## PROBLEM TO WORK ON:
Reproduce the listing below exactly. Pictures do not belong in the copy.

....

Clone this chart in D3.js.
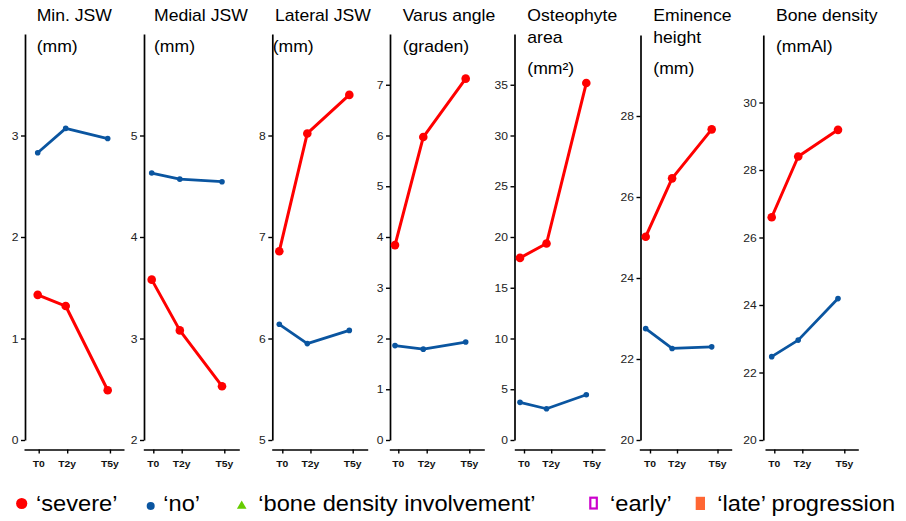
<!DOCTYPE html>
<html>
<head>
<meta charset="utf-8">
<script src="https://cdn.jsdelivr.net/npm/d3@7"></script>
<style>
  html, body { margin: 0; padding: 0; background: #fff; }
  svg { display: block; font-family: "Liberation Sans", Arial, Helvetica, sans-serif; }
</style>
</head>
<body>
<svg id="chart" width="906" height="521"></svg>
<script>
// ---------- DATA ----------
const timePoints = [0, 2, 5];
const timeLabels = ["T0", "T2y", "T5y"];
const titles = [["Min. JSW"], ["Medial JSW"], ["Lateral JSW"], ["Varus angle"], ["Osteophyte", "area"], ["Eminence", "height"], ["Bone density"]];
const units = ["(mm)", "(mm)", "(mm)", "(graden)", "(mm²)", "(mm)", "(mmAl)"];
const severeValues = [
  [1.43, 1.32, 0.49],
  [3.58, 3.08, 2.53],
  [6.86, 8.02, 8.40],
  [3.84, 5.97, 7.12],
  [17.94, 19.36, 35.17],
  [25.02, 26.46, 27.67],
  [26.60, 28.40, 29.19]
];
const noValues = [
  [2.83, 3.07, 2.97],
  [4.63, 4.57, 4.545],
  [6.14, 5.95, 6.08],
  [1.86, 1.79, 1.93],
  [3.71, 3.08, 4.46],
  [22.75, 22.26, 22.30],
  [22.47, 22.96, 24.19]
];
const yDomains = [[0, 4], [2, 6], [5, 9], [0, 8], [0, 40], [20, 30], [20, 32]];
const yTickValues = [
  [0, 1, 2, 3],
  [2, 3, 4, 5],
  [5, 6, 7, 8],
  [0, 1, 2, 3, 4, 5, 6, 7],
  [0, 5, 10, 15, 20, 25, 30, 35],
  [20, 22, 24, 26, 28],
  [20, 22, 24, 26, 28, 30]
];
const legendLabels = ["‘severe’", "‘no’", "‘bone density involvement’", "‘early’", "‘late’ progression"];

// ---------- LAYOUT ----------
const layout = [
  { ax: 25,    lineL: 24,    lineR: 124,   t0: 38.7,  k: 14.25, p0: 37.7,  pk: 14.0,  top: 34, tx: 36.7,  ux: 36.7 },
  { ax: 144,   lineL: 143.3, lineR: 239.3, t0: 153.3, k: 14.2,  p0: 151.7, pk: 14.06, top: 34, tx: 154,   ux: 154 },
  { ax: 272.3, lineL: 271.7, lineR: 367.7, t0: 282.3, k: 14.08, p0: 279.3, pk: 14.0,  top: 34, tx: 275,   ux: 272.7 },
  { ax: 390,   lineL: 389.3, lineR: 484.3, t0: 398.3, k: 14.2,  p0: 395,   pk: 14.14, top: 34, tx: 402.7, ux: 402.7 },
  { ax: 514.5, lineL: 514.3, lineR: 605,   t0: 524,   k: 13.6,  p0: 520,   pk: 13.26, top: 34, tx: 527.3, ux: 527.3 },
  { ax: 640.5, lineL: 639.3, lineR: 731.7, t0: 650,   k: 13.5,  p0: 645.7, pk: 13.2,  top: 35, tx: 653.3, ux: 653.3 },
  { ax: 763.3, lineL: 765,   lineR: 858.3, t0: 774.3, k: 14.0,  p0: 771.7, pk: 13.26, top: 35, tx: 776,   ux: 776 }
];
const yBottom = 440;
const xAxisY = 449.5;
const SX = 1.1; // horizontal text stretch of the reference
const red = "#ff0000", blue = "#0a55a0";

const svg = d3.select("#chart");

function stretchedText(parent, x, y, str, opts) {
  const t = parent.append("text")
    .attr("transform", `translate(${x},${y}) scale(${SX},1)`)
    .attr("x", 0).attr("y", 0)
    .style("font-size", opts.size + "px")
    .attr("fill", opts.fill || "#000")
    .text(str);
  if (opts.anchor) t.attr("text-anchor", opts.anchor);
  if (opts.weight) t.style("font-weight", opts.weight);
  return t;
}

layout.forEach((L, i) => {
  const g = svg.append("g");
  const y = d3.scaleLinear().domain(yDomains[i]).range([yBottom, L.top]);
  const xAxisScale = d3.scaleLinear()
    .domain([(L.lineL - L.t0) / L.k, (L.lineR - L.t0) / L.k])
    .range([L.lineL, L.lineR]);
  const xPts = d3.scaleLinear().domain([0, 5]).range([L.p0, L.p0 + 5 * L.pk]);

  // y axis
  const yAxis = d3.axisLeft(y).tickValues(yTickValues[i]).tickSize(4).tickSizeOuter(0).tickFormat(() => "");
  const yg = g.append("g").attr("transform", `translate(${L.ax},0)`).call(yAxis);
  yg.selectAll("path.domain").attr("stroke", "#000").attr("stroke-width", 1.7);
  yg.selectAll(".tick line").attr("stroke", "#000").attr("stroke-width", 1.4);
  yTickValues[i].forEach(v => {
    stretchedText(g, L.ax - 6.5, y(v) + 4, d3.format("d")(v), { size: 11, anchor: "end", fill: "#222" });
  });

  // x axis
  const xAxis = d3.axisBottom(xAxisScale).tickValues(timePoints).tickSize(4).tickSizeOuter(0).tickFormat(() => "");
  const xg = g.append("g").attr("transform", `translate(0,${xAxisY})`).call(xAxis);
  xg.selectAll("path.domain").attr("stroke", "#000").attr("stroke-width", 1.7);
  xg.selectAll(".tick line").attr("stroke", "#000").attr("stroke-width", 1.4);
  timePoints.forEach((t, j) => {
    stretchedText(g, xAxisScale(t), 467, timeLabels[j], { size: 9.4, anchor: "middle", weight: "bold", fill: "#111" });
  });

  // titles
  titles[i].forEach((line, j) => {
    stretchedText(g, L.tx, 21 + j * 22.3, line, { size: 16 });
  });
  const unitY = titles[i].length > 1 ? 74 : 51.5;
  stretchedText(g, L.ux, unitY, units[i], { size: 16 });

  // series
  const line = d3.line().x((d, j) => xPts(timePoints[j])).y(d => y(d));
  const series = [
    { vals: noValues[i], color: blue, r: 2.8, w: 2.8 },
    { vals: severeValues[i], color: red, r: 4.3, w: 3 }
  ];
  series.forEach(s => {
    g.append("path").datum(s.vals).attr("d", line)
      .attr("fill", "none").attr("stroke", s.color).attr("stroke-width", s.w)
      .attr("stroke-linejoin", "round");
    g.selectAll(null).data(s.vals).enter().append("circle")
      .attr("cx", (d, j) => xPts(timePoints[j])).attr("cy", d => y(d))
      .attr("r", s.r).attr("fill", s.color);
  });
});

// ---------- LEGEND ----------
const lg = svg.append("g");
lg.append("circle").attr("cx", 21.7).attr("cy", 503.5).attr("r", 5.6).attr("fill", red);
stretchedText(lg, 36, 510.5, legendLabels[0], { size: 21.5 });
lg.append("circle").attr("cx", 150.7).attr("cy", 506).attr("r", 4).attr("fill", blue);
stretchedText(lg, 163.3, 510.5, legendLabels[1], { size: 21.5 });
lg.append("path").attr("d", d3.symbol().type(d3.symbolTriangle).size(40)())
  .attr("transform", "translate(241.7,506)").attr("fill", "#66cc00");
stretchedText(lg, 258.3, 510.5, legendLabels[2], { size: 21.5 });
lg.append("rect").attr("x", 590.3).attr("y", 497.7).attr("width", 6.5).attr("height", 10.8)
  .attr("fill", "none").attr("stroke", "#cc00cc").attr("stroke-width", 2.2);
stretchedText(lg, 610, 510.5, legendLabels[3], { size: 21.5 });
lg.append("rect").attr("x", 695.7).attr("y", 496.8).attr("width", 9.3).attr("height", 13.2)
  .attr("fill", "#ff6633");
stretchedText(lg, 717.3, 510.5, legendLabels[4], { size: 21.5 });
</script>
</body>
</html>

....

## WRITTEN SOLUTION:
Clone this chart in D3.js.
<!DOCTYPE html>
<html>
<head>
<meta charset="utf-8">
<script src="https://cdn.jsdelivr.net/npm/d3@7"></script>
<style>
  html, body { margin: 0; padding: 0; background: #fff; }
  svg { display: block; font-family: "Liberation Sans", Arial, Helvetica, sans-serif; }
</style>
</head>
<body>
<svg id="chart" width="906" height="521"></svg>
<script>
// ---------- DATA ----------
const timePoints = [0, 2, 5];
const timeLabels = ["T0", "T2y", "T5y"];
const titles = [["Min. JSW"], ["Medial JSW"], ["Lateral JSW"], ["Varus angle"], ["Osteophyte", "area"], ["Eminence", "height"], ["Bone density"]];
const units = ["(mm)", "(mm)", "(mm)", "(graden)", "(mm²)", "(mm)", "(mmAl)"];
const severeValues = [
  [1.43, 1.32, 0.49],
  [3.58, 3.08, 2.53],
  [6.86, 8.02, 8.40],
  [3.84, 5.97, 7.12],
  [17.94, 19.36, 35.17],
  [25.02, 26.46, 27.67],
  [26.60, 28.40, 29.19]
];
const noValues = [
  [2.83, 3.07, 2.97],
  [4.63, 4.57, 4.545],
  [6.14, 5.95, 6.08],
  [1.86, 1.79, 1.93],
  [3.71, 3.08, 4.46],
  [22.75, 22.26, 22.30],
  [22.47, 22.96, 24.19]
];
const yDomains = [[0, 4], [2, 6], [5, 9], [0, 8], [0, 40], [20, 30], [20, 32]];
const yTickValues = [
  [0, 1, 2, 3],
  [2, 3, 4, 5],
  [5, 6, 7, 8],
  [0, 1, 2, 3, 4, 5, 6, 7],
  [0, 5, 10, 15, 20, 25, 30, 35],
  [20, 22, 24, 26, 28],
  [20, 22, 24, 26, 28, 30]
];
const legendLabels = ["‘severe’", "‘no’", "‘bone density involvement’", "‘early’", "‘late’ progression"];

// ---------- LAYOUT ----------
const layout = [
  { ax: 25,    lineL: 24,    lineR: 124,   t0: 38.7,  k: 14.25, p0: 37.7,  pk: 14.0,  top: 34, tx: 36.7,  ux: 36.7 },
  { ax: 144,   lineL: 143.3, lineR: 239.3, t0: 153.3, k: 14.2,  p0: 151.7, pk: 14.06, top: 34, tx: 154,   ux: 154 },
  { ax: 272.3, lineL: 271.7, lineR: 367.7, t0: 282.3, k: 14.08, p0: 279.3, pk: 14.0,  top: 34, tx: 275,   ux: 272.7 },
  { ax: 390,   lineL: 389.3, lineR: 484.3, t0: 398.3, k: 14.2,  p0: 395,   pk: 14.14, top: 34, tx: 402.7, ux: 402.7 },
  { ax: 514.5, lineL: 514.3, lineR: 605,   t0: 524,   k: 13.6,  p0: 520,   pk: 13.26, top: 34, tx: 527.3, ux: 527.3 },
  { ax: 640.5, lineL: 639.3, lineR: 731.7, t0: 650,   k: 13.5,  p0: 645.7, pk: 13.2,  top: 35, tx: 653.3, ux: 653.3 },
  { ax: 763.3, lineL: 765,   lineR: 858.3, t0: 774.3, k: 14.0,  p0: 771.7, pk: 13.26, top: 35, tx: 776,   ux: 776 }
];
const yBottom = 440;
const xAxisY = 449.5;
const SX = 1.1; // horizontal text stretch of the reference
const red = "#ff0000", blue = "#0a55a0";

const svg = d3.select("#chart");

function stretchedText(parent, x, y, str, opts) {
  const t = parent.append("text")
    .attr("transform", `translate(${x},${y}) scale(${SX},1)`)
    .attr("x", 0).attr("y", 0)
    .style("font-size", opts.size + "px")
    .attr("fill", opts.fill || "#000")
    .text(str);
  if (opts.anchor) t.attr("text-anchor", opts.anchor);
  if (opts.weight) t.style("font-weight", opts.weight);
  return t;
}

layout.forEach((L, i) => {
  const g = svg.append("g");
  const y = d3.scaleLinear().domain(yDomains[i]).range([yBottom, L.top]);
  const xAxisScale = d3.scaleLinear()
    .domain([(L.lineL - L.t0) / L.k, (L.lineR - L.t0) / L.k])
    .range([L.lineL, L.lineR]);
  const xPts = d3.scaleLinear().domain([0, 5]).range([L.p0, L.p0 + 5 * L.pk]);

  // y axis
  const yAxis = d3.axisLeft(y).tickValues(yTickValues[i]).tickSize(4).tickSizeOuter(0).tickFormat(() => "");
  const yg = g.append("g").attr("transform", `translate(${L.ax},0)`).call(yAxis);
  yg.selectAll("path.domain").attr("stroke", "#000").attr("stroke-width", 1.7);
  yg.selectAll(".tick line").attr("stroke", "#000").attr("stroke-width", 1.4);
  yTickValues[i].forEach(v => {
    stretchedText(g, L.ax - 6.5, y(v) + 4, d3.format("d")(v), { size: 11, anchor: "end", fill: "#222" });
  });

  // x axis
  const xAxis = d3.axisBottom(xAxisScale).tickValues(timePoints).tickSize(4).tickSizeOuter(0).tickFormat(() => "");
  const xg = g.append("g").attr("transform", `translate(0,${xAxisY})`).call(xAxis);
  xg.selectAll("path.domain").attr("stroke", "#000").attr("stroke-width", 1.7);
  xg.selectAll(".tick line").attr("stroke", "#000").attr("stroke-width", 1.4);
  timePoints.forEach((t, j) => {
    stretchedText(g, xAxisScale(t), 467, timeLabels[j], { size: 9.4, anchor: "middle", weight: "bold", fill: "#111" });
  });

  // titles
  titles[i].forEach((line, j) => {
    stretchedText(g, L.tx, 21 + j * 22.3, line, { size: 16 });
  });
  const unitY = titles[i].length > 1 ? 74 : 51.5;
  stretchedText(g, L.ux, unitY, units[i], { size: 16 });

  // series
  const line = d3.line().x((d, j) => xPts(timePoints[j])).y(d => y(d));
  const series = [
    { vals: noValues[i], color: blue, r: 2.8, w: 2.8 },
    { vals: severeValues[i], color: red, r: 4.3, w: 3 }
  ];
  series.forEach(s => {
    g.append("path").datum(s.vals).attr("d", line)
      .attr("fill", "none").attr("stroke", s.color).attr("stroke-width", s.w)
      .attr("stroke-linejoin", "round");
    g.selectAll(null).data(s.vals).enter().append("circle")
      .attr("cx", (d, j) => xPts(timePoints[j])).attr("cy", d => y(d))
      .attr("r", s.r).attr("fill", s.color);
  });
});

// ---------- LEGEND ----------
const lg = svg.append("g");
lg.append("circle").attr("cx", 21.7).attr("cy", 503.5).attr("r", 5.6).attr("fill", red);
stretchedText(lg, 36, 510.5, legendLabels[0], { size: 21.5 });
lg.append("circle").attr("cx", 150.7).attr("cy", 506).attr("r", 4).attr("fill", blue);
stretchedText(lg, 163.3, 510.5, legendLabels[1], { size: 21.5 });
lg.append("path").attr("d", d3.symbol().type(d3.symbolTriangle).size(40)())
  .attr("transform", "translate(241.7,506)").attr("fill", "#66cc00");
stretchedText(lg, 258.3, 510.5, legendLabels[2], { size: 21.5 });
lg.append("rect").attr("x", 590.3).attr("y", 497.7).attr("width", 6.5).attr("height", 10.8)
  .attr("fill", "none").attr("stroke", "#cc00cc").attr("stroke-width", 2.2);
stretchedText(lg, 610, 510.5, legendLabels[3], { size: 21.5 });
lg.append("rect").attr("x", 695.7).attr("y", 496.8).attr("width", 9.3).attr("height", 13.2)
  .attr("fill", "#ff6633");
stretchedText(lg, 717.3, 510.5, legendLabels[4], { size: 21.5 });
</script>
</body>
</html>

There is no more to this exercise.